● **Rows from a dataset of charts and code**:
## start

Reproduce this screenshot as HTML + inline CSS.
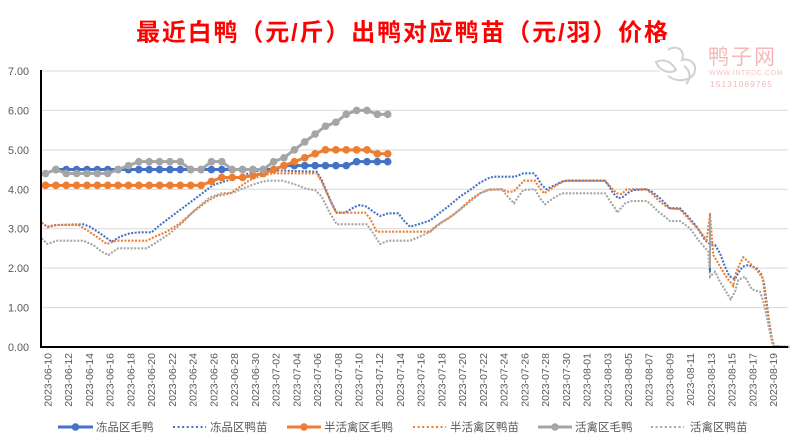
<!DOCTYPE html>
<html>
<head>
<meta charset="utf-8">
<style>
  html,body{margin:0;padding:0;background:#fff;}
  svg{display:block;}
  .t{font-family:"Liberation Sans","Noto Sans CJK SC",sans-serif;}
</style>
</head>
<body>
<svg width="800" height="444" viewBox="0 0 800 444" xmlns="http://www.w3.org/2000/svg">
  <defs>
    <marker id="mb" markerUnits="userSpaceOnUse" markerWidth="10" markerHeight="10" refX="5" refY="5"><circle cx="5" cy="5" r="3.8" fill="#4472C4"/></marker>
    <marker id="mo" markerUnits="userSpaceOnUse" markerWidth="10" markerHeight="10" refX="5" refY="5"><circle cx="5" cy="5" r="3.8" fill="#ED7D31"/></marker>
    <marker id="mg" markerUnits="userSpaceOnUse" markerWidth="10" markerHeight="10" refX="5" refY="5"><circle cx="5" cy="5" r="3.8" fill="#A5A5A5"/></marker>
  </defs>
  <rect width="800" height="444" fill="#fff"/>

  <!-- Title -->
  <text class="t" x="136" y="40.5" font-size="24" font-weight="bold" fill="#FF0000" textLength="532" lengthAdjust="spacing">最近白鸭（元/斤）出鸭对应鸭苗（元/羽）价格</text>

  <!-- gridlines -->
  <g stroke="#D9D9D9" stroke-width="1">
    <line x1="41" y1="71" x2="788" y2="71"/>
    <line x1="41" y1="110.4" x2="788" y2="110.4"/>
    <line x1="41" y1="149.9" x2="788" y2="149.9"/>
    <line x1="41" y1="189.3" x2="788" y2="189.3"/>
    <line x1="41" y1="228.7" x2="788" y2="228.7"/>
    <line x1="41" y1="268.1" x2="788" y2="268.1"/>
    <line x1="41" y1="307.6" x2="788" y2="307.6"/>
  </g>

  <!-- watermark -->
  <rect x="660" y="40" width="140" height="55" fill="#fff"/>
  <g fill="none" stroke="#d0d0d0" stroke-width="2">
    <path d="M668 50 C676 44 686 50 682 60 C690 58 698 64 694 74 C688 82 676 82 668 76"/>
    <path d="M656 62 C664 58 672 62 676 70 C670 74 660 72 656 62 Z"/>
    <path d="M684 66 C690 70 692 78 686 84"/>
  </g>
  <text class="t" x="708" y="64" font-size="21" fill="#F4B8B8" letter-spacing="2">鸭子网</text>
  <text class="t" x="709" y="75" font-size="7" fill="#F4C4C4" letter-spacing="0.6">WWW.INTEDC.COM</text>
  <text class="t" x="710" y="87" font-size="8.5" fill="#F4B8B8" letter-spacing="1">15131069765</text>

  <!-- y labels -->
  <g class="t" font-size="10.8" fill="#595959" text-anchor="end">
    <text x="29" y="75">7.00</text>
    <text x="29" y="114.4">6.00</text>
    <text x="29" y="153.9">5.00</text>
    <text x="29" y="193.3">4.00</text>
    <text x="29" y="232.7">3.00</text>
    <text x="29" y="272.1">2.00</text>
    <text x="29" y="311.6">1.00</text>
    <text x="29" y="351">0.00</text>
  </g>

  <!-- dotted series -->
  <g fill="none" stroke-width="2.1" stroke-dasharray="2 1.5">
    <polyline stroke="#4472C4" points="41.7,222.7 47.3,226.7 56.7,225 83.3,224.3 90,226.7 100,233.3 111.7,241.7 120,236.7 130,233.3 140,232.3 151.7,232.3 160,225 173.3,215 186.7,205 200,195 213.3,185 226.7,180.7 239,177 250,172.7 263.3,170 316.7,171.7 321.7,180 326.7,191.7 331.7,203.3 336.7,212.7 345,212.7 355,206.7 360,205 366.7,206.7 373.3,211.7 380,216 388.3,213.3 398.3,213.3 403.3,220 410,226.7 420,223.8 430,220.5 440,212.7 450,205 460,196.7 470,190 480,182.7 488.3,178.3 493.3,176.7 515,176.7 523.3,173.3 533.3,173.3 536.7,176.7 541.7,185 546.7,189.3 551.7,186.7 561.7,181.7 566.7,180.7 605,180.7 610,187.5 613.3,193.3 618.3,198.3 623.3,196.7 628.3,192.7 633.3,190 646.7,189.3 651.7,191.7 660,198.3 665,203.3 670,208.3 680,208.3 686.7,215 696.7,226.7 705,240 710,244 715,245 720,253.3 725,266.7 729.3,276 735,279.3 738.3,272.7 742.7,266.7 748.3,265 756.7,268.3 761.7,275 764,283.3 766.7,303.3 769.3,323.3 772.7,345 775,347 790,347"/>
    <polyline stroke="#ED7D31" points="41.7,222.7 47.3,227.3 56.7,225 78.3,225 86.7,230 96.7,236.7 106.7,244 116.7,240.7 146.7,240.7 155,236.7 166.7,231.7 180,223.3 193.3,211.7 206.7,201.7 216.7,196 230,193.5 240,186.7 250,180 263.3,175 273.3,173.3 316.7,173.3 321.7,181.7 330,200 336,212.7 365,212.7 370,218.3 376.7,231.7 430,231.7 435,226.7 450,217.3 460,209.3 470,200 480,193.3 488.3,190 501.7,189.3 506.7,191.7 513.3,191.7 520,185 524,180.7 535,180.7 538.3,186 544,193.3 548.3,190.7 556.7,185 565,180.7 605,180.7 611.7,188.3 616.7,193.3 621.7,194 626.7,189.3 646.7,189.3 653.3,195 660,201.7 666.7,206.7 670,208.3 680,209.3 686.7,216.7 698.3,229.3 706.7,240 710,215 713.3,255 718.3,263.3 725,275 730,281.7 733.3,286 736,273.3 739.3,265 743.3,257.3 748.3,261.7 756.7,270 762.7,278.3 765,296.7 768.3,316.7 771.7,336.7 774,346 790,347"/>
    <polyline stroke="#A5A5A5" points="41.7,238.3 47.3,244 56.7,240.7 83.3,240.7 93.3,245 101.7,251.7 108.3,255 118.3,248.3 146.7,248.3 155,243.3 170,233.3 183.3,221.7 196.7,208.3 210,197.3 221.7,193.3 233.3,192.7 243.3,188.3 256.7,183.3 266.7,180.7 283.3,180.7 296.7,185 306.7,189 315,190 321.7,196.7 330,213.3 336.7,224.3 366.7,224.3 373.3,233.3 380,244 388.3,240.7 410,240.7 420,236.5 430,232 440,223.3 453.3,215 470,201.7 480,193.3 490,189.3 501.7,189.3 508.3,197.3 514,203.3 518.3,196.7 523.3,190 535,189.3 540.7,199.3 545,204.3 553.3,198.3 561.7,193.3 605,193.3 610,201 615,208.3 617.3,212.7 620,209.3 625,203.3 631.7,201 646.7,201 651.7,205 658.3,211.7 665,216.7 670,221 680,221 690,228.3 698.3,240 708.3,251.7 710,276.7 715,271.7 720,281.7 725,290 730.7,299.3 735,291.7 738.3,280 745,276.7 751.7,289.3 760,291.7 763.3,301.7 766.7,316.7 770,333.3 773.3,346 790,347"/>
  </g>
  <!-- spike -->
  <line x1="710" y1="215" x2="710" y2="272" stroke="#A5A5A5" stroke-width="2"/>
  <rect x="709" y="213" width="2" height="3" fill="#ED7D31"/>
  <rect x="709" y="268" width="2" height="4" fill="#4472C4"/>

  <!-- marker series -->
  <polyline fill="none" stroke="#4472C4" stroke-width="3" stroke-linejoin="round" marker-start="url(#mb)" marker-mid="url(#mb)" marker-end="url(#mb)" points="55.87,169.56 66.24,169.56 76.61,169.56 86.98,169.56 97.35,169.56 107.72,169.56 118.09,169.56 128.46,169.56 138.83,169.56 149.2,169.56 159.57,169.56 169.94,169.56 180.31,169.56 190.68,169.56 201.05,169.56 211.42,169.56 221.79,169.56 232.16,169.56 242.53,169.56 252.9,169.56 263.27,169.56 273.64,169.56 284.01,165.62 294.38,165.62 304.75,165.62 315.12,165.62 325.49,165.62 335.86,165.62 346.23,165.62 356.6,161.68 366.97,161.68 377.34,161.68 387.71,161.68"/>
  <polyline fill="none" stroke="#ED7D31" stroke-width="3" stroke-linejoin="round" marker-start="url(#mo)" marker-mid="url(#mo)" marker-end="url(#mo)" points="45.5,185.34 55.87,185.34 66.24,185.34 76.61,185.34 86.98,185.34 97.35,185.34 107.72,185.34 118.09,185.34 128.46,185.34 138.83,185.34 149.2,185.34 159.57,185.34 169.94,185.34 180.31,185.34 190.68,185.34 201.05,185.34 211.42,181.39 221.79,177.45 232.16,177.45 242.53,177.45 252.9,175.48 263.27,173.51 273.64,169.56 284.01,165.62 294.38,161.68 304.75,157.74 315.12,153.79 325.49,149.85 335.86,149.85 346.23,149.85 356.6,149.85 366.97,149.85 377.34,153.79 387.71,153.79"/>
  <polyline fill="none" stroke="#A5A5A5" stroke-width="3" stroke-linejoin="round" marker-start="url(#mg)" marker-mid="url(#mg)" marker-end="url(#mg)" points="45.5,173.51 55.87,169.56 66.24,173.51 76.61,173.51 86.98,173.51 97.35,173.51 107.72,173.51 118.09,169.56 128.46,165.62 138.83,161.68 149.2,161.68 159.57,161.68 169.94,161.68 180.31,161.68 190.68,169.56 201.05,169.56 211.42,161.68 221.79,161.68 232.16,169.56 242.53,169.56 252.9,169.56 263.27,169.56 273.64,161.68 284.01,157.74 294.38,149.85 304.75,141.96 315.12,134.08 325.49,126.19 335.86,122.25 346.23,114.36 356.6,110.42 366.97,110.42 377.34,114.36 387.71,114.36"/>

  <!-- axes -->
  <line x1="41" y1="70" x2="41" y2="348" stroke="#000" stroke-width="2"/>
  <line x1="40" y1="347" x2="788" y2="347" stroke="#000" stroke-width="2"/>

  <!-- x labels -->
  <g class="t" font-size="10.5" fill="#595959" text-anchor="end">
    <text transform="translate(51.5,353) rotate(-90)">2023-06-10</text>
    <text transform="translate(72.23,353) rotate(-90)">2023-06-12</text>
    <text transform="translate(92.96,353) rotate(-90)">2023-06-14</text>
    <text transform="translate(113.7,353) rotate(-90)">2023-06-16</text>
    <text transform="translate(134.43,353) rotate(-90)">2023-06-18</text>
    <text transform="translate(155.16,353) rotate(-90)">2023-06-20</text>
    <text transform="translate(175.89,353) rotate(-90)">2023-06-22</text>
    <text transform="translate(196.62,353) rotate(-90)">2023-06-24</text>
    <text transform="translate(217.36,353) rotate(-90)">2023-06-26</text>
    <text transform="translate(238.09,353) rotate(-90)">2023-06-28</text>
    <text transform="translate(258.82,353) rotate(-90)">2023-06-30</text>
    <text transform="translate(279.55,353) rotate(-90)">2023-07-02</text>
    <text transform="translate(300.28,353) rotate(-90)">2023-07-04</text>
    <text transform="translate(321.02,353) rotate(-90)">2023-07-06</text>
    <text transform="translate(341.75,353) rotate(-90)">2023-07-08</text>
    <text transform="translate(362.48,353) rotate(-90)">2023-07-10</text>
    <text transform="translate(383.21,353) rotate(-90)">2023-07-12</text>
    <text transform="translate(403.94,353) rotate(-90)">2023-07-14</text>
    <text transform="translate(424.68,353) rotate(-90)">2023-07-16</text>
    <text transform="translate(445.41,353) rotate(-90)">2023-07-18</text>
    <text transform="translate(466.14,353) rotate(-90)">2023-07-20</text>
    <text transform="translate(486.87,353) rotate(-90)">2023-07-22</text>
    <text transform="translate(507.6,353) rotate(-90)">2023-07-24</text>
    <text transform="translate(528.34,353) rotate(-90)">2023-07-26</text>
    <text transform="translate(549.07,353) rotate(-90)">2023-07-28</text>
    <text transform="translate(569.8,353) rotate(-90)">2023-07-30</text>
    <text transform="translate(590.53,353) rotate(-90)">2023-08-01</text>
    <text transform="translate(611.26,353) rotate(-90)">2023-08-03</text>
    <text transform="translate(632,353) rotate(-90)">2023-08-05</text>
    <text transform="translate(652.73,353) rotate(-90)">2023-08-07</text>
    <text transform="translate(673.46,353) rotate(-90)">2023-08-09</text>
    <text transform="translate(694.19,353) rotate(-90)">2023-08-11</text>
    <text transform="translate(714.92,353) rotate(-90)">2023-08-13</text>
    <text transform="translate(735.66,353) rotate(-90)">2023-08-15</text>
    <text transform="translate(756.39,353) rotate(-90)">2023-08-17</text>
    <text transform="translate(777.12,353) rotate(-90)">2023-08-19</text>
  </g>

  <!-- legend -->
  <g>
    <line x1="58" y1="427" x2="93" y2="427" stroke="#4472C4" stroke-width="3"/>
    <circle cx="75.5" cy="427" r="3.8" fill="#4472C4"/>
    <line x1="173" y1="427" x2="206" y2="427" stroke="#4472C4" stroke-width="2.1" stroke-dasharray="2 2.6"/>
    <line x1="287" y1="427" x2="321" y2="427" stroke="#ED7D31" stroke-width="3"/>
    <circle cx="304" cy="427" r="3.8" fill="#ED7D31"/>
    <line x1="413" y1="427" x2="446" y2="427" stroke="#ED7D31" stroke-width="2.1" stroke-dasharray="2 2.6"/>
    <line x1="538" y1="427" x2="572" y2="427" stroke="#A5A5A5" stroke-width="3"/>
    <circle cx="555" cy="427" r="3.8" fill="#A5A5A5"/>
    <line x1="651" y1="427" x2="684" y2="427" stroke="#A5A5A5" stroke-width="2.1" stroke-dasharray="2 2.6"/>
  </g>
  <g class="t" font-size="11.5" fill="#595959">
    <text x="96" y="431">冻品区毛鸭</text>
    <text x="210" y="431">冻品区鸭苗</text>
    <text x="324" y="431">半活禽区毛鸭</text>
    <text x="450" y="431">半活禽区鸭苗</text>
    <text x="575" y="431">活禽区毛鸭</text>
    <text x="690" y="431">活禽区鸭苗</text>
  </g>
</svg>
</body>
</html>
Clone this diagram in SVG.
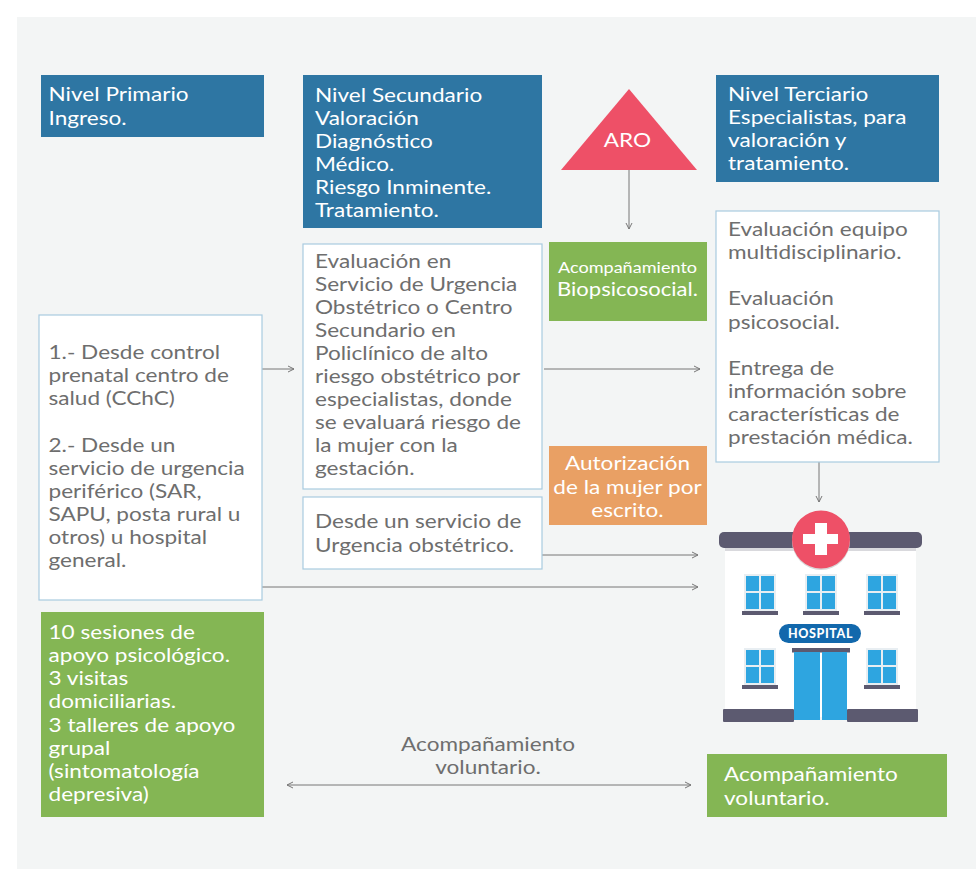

## end

● **Set exercise**: Filter lines by "this" and return each hit.

● **Exercise response**:
Reproduce this screenshot as HTML + inline CSS.
Clone this diagram in SVG.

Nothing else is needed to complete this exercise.